Theodore de Bry, Grand Voyages to the New World

The examples below in German, printed 1617



Theodore de Bry was born in Liege in modern day Belgium in 1528. Around 1570, when the Spanish invaded the Low Countries he fled to the German city of Strasbourg, where he set up as a goldsmith and engraver. This experience gave him an anti-Spanish outlook. In 1587, de Bry travelled to London to meet with a Frenchman named Jacques le Moyne. Le Moyne was a survivor of the French attempt to settle Florida in 1564. Whilst in Florida he had made a series of paintings depicting life at the French settlement at Fort Caroline. De Bry hoped to use Le Moyne's paintings as guides to base a series of engravings on. Unfortunately for De Bry, Le Moyne (who had been employed by Sir Walter Raleigh) refused to part with his paintings.

In 1588, De Bry tried again. Le Moyne had recently died, and his widow was willing to sell the artwork, along with Le Moyne's explanations of each painting.

But before he produced a book from the Le Moyne material, a friend, Richard Hakluyt, an Englishman with an interest in voyages of discovery and exploration, suggested a book based on the more recent English attempt to settle a colony in Virginia, using a series of paintings done by John White, governor of the English colony at Roanoke.

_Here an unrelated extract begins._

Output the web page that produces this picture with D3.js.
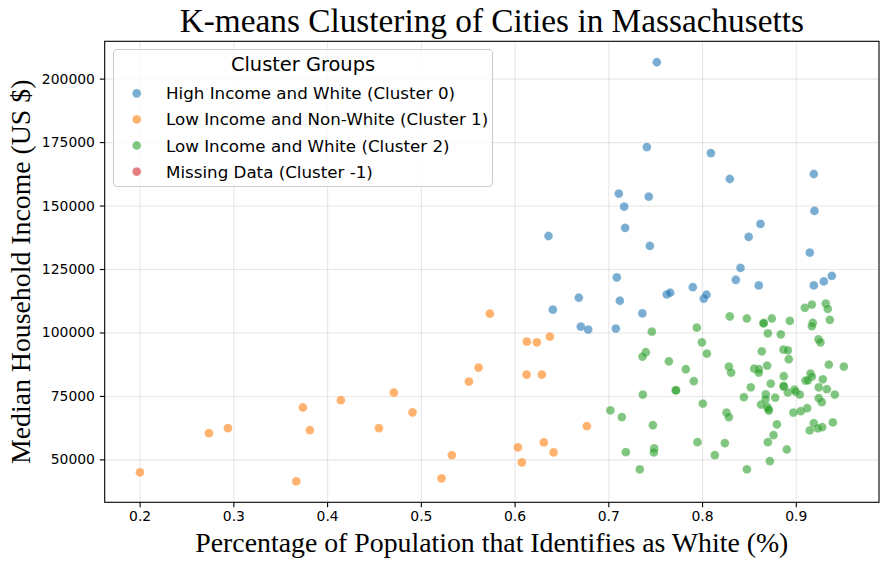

The result was a book published in 1590 called Collectiones Peregrinationum in Indiam Occidentalem et Orientalem.

De Bry now proceeded with his book based on Le Moyne's paintings. This was called Brevis Narratio Eorvm Qvae in Florida Americae Provicia Gallis Acciderunt and was printed in 1591.

His books were a great success and he now planned a series of books, known as Grands et Petits Voyages. He was only able to complete six or seven of them by the time he died in 1598. His sons Jan-Theodore and Jan-Israel worked on them together, publishing eight more parts of the series until Jan-Israel's death in 1611. A single volume compendium was published in 1617. It is pages from this volume that are shown below.

De Bry's books continued to be re-printed for centuries as they gave a valuable first-hand view of the early exploration and exploitation of the "New World".

Theodore de Bry: Grand Voyages - Raleigh, Drake and Pizarro

Grand Voyages Page 257 - Sir Walter Raleigh

This page relates to Raleigh's expedition to Guiana in the northern part of South America, in 1595 in search of the legendary El Dorado, city of gold. In this he was not successful, but he did manage to annoy the Spaniards, who were busy trying to colonise the place.


The engraving on this page shows Raleigh's meeting with one of the tribes on the Orinoco River.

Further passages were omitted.